§ Data section:
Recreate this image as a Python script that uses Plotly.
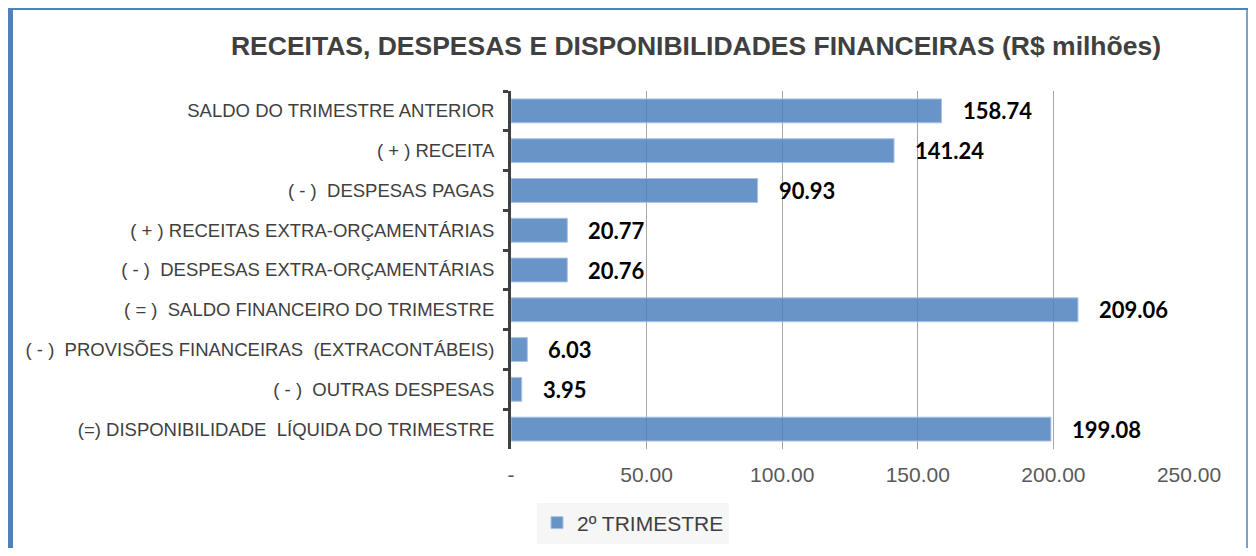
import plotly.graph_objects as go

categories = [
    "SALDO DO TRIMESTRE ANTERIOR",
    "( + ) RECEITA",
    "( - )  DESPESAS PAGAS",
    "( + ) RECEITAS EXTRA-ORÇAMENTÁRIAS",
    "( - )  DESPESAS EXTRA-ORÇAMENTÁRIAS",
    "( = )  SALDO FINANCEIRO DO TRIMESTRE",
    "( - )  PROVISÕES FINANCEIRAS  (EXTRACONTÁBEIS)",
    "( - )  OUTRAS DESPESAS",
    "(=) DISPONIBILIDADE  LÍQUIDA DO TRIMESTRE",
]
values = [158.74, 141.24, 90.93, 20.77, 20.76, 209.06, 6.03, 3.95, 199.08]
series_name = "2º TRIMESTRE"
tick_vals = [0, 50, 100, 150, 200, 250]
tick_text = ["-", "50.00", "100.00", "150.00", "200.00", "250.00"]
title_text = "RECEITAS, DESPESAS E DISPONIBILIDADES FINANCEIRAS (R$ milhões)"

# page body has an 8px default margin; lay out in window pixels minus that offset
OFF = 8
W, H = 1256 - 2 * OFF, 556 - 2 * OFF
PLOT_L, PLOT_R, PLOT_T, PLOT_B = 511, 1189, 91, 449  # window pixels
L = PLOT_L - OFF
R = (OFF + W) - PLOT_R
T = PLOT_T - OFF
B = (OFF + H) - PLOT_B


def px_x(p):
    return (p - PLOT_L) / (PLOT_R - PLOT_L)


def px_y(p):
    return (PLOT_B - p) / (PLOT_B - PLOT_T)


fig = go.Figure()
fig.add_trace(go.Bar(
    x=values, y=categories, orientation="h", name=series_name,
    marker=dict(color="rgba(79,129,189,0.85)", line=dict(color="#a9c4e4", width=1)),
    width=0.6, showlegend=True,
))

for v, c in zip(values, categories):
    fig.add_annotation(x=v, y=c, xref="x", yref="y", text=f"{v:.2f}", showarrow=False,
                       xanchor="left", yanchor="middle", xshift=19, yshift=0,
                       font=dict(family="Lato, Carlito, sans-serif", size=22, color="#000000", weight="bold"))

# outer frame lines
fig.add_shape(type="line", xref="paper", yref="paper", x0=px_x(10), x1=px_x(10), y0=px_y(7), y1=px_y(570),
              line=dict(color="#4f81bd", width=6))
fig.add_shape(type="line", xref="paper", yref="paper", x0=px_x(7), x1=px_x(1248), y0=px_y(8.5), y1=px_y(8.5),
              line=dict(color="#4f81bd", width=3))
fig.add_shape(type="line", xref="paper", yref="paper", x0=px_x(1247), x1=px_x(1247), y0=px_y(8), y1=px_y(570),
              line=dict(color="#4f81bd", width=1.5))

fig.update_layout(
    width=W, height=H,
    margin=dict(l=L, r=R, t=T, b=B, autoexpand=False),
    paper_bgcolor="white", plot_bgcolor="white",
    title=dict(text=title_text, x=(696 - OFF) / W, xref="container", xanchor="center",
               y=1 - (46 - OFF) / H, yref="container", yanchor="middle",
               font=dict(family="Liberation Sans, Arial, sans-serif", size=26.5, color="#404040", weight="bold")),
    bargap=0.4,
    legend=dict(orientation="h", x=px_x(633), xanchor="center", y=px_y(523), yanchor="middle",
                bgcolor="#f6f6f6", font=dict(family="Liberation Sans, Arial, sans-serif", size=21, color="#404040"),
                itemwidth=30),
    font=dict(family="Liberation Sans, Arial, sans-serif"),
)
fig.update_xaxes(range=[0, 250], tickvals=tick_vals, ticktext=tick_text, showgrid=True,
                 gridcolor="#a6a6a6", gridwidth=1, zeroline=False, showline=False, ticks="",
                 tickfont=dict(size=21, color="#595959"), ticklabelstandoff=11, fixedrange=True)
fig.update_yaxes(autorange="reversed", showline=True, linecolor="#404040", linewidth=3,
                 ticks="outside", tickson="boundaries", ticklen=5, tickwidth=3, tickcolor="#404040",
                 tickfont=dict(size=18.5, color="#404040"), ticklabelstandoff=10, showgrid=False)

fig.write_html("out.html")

§ Request: Omit the pictures and give the material again, exactly and in full.

§ Right answer:
Recreate this image as a Python script that uses Plotly.
import plotly.graph_objects as go

categories = [
    "SALDO DO TRIMESTRE ANTERIOR",
    "( + ) RECEITA",
    "( - )  DESPESAS PAGAS",
    "( + ) RECEITAS EXTRA-ORÇAMENTÁRIAS",
    "( - )  DESPESAS EXTRA-ORÇAMENTÁRIAS",
    "( = )  SALDO FINANCEIRO DO TRIMESTRE",
    "( - )  PROVISÕES FINANCEIRAS  (EXTRACONTÁBEIS)",
    "( - )  OUTRAS DESPESAS",
    "(=) DISPONIBILIDADE  LÍQUIDA DO TRIMESTRE",
]
values = [158.74, 141.24, 90.93, 20.77, 20.76, 209.06, 6.03, 3.95, 199.08]
series_name = "2º TRIMESTRE"
tick_vals = [0, 50, 100, 150, 200, 250]
tick_text = ["-", "50.00", "100.00", "150.00", "200.00", "250.00"]
title_text = "RECEITAS, DESPESAS E DISPONIBILIDADES FINANCEIRAS (R$ milhões)"

# page body has an 8px default margin; lay out in window pixels minus that offset
OFF = 8
W, H = 1256 - 2 * OFF, 556 - 2 * OFF
PLOT_L, PLOT_R, PLOT_T, PLOT_B = 511, 1189, 91, 449  # window pixels
L = PLOT_L - OFF
R = (OFF + W) - PLOT_R
T = PLOT_T - OFF
B = (OFF + H) - PLOT_B


def px_x(p):
    return (p - PLOT_L) / (PLOT_R - PLOT_L)


def px_y(p):
    return (PLOT_B - p) / (PLOT_B - PLOT_T)


fig = go.Figure()
fig.add_trace(go.Bar(
    x=values, y=categories, orientation="h", name=series_name,
    marker=dict(color="rgba(79,129,189,0.85)", line=dict(color="#a9c4e4", width=1)),
    width=0.6, showlegend=True,
))

for v, c in zip(values, categories):
    fig.add_annotation(x=v, y=c, xref="x", yref="y", text=f"{v:.2f}", showarrow=False,
                       xanchor="left", yanchor="middle", xshift=19, yshift=0,
                       font=dict(family="Lato, Carlito, sans-serif", size=22, color="#000000", weight="bold"))

# outer frame lines
fig.add_shape(type="line", xref="paper", yref="paper", x0=px_x(10), x1=px_x(10), y0=px_y(7), y1=px_y(570),
              line=dict(color="#4f81bd", width=6))
fig.add_shape(type="line", xref="paper", yref="paper", x0=px_x(7), x1=px_x(1248), y0=px_y(8.5), y1=px_y(8.5),
              line=dict(color="#4f81bd", width=3))
fig.add_shape(type="line", xref="paper", yref="paper", x0=px_x(1247), x1=px_x(1247), y0=px_y(8), y1=px_y(570),
              line=dict(color="#4f81bd", width=1.5))

fig.update_layout(
    width=W, height=H,
    margin=dict(l=L, r=R, t=T, b=B, autoexpand=False),
    paper_bgcolor="white", plot_bgcolor="white",
    title=dict(text=title_text, x=(696 - OFF) / W, xref="container", xanchor="center",
               y=1 - (46 - OFF) / H, yref="container", yanchor="middle",
               font=dict(family="Liberation Sans, Arial, sans-serif", size=26.5, color="#404040", weight="bold")),
    bargap=0.4,
    legend=dict(orientation="h", x=px_x(633), xanchor="center", y=px_y(523), yanchor="middle",
                bgcolor="#f6f6f6", font=dict(family="Liberation Sans, Arial, sans-serif", size=21, color="#404040"),
                itemwidth=30),
    font=dict(family="Liberation Sans, Arial, sans-serif"),
)
fig.update_xaxes(range=[0, 250], tickvals=tick_vals, ticktext=tick_text, showgrid=True,
                 gridcolor="#a6a6a6", gridwidth=1, zeroline=False, showline=False, ticks="",
                 tickfont=dict(size=21, color="#595959"), ticklabelstandoff=11, fixedrange=True)
fig.update_yaxes(autorange="reversed", showline=True, linecolor="#404040", linewidth=3,
                 ticks="outside", tickson="boundaries", ticklen=5, tickwidth=3, tickcolor="#404040",
                 tickfont=dict(size=18.5, color="#404040"), ticklabelstandoff=10, showgrid=False)

fig.write_html("out.html")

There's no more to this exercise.